Source excerpt:
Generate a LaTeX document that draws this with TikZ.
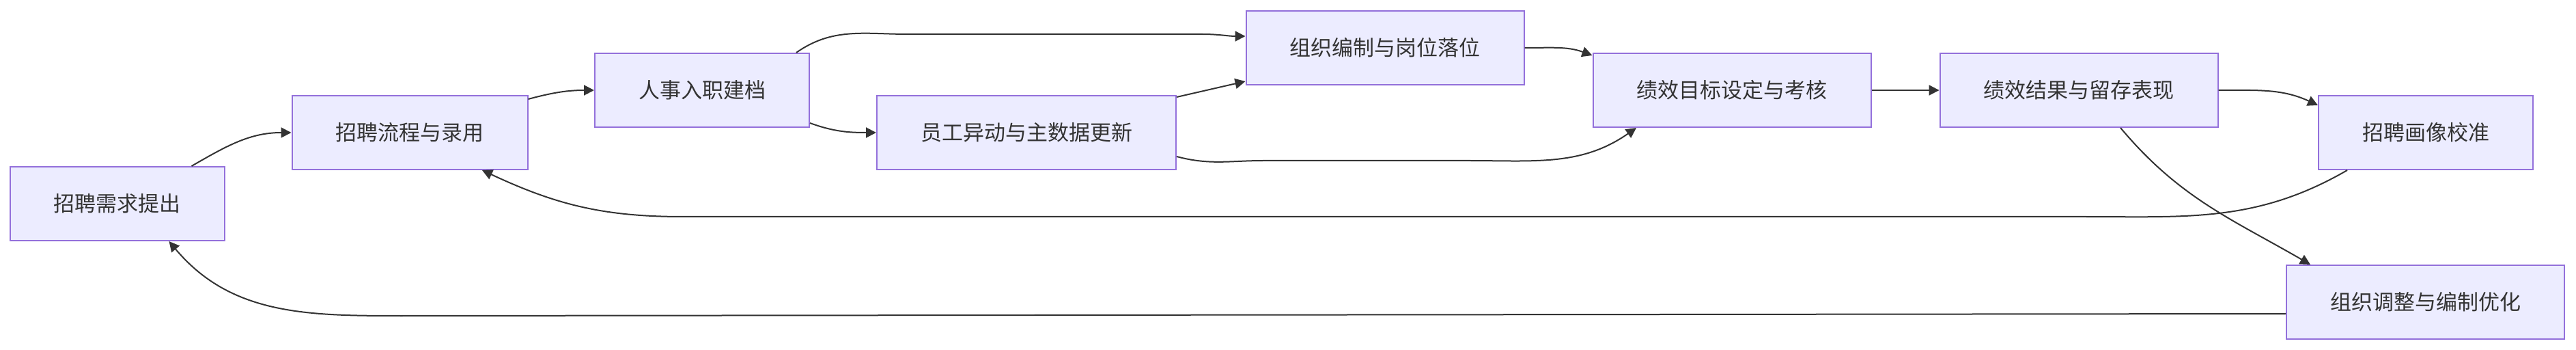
\documentclass[tikz,border=0pt]{standalone}
\usepackage{fontspec}
\newfontfamily\cjk{Noto Sans CJK SC}
\usetikzlibrary{arrows.meta, calc}
\definecolor{boxfill}{HTML}{ECECFF}
\definecolor{boxline}{HTML}{9370DB}
\definecolor{ink}{HTML}{333333}

\begin{document}
\begin{tikzpicture}[
    x=0.5pt, y=-0.5pt,
    stage/.style={draw=boxline, fill=boxfill, line width=1pt, rectangle, minimum height=54pt, inner xsep=32pt, text=ink, font=\cjk\fontsize{15.5pt}{18pt}\selectfont},
    arrow/.style={-{Triangle[length=7.5pt, width=7.5pt]}, draw=ink, line width=1pt}
]
    \useasboundingbox (0,0) rectangle (3772,512);

    \node[stage] (demand) at (171.5,298) {招聘需求提出};
    \node[stage] (recruit) at (600,194) {招聘流程与录用};
    \node[stage] (onboard) at (1028,132) {人事入职建档};
    \node[stage] (change) at (1503,194) {员工异动与主数据更新};
    \node[stage] (orgplan) at (2028,70) {组织编制与岗位落位};
    \node[stage] (goal) at (2536,132) {绩效目标设定与考核};
    \node[stage] (result) at (3044,132) {绩效结果与留存表现};
    \node[stage] (profile) at (3552,194) {招聘画像校准};
    \node[stage] (orgopt) at (3551.5,442) {组织调整与编制优化};

    \draw[arrow] ($(demand.north)+(109,0)$) to[out=30,in=180] (recruit.west);
    \draw[arrow] ($(recruit.east)+(0,-49)$) to[out=15,in=180] (onboard.west);
    \draw[arrow] ($(onboard.north east)+(-20,0)$) to[out=35,in=180] (1330,50) -- (1760,50) to[out=0,in=180] ($(orgplan.west)+(0,-17)$);
    \draw[arrow] ($(onboard.east)+(0,48)$) to[out=-20,in=180] (change.west);

    \draw[arrow] ($(change.north east)+(0,3)$) -- ($(orgplan.south west)+(0,-6)$);
    \draw[arrow] ($(change.south east)+(0,-20)$) to[out=-15,in=180] (1850,235) -- (2150,235) to[out=0,in=-145] ($(goal.south)+(-140,0)$);
    \draw[arrow] (orgplan.east) to[out=0,in=160] ($(goal.north west)+(0,4)$);

    \draw[arrow] (goal.east) -- (result.west);
    \draw[arrow] (result.east) to[out=0,in=155] ($(profile.north west)+(0,15)$);
    \draw[arrow] ($(result.south)+(61,0)$) to[out=-50,in=150] ($(orgopt.north west)+(36,0)$);

    \draw[arrow] ($(profile.south west)+(43,0)$) to[out=-150,in=0] (3050,317) -- (1000,317) to[out=180,in=-25] ($(recruit.south)+(106,0)$);
    \draw[arrow] ($(orgopt.west)+(0,17)$) -- (600,462) to[out=180,in=-50] ($(demand.south)+(76,0)$);

\end{tikzpicture}
\end{document}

Task description: Retype the whole listing, keeping every line identical and omitting all pictures.

Solved exercise:
Generate a LaTeX document that draws this with TikZ.
\documentclass[tikz,border=0pt]{standalone}
\usepackage{fontspec}
\newfontfamily\cjk{Noto Sans CJK SC}
\usetikzlibrary{arrows.meta, calc}
\definecolor{boxfill}{HTML}{ECECFF}
\definecolor{boxline}{HTML}{9370DB}
\definecolor{ink}{HTML}{333333}

\begin{document}
\begin{tikzpicture}[
    x=0.5pt, y=-0.5pt,
    stage/.style={draw=boxline, fill=boxfill, line width=1pt, rectangle, minimum height=54pt, inner xsep=32pt, text=ink, font=\cjk\fontsize{15.5pt}{18pt}\selectfont},
    arrow/.style={-{Triangle[length=7.5pt, width=7.5pt]}, draw=ink, line width=1pt}
]
    \useasboundingbox (0,0) rectangle (3772,512);

    \node[stage] (demand) at (171.5,298) {招聘需求提出};
    \node[stage] (recruit) at (600,194) {招聘流程与录用};
    \node[stage] (onboard) at (1028,132) {人事入职建档};
    \node[stage] (change) at (1503,194) {员工异动与主数据更新};
    \node[stage] (orgplan) at (2028,70) {组织编制与岗位落位};
    \node[stage] (goal) at (2536,132) {绩效目标设定与考核};
    \node[stage] (result) at (3044,132) {绩效结果与留存表现};
    \node[stage] (profile) at (3552,194) {招聘画像校准};
    \node[stage] (orgopt) at (3551.5,442) {组织调整与编制优化};

    \draw[arrow] ($(demand.north)+(109,0)$) to[out=30,in=180] (recruit.west);
    \draw[arrow] ($(recruit.east)+(0,-49)$) to[out=15,in=180] (onboard.west);
    \draw[arrow] ($(onboard.north east)+(-20,0)$) to[out=35,in=180] (1330,50) -- (1760,50) to[out=0,in=180] ($(orgplan.west)+(0,-17)$);
    \draw[arrow] ($(onboard.east)+(0,48)$) to[out=-20,in=180] (change.west);

    \draw[arrow] ($(change.north east)+(0,3)$) -- ($(orgplan.south west)+(0,-6)$);
    \draw[arrow] ($(change.south east)+(0,-20)$) to[out=-15,in=180] (1850,235) -- (2150,235) to[out=0,in=-145] ($(goal.south)+(-140,0)$);
    \draw[arrow] (orgplan.east) to[out=0,in=160] ($(goal.north west)+(0,4)$);

    \draw[arrow] (goal.east) -- (result.west);
    \draw[arrow] (result.east) to[out=0,in=155] ($(profile.north west)+(0,15)$);
    \draw[arrow] ($(result.south)+(61,0)$) to[out=-50,in=150] ($(orgopt.north west)+(36,0)$);

    \draw[arrow] ($(profile.south west)+(43,0)$) to[out=-150,in=0] (3050,317) -- (1000,317) to[out=180,in=-25] ($(recruit.south)+(106,0)$);
    \draw[arrow] ($(orgopt.west)+(0,17)$) -- (600,462) to[out=180,in=-50] ($(demand.south)+(76,0)$);

\end{tikzpicture}
\end{document}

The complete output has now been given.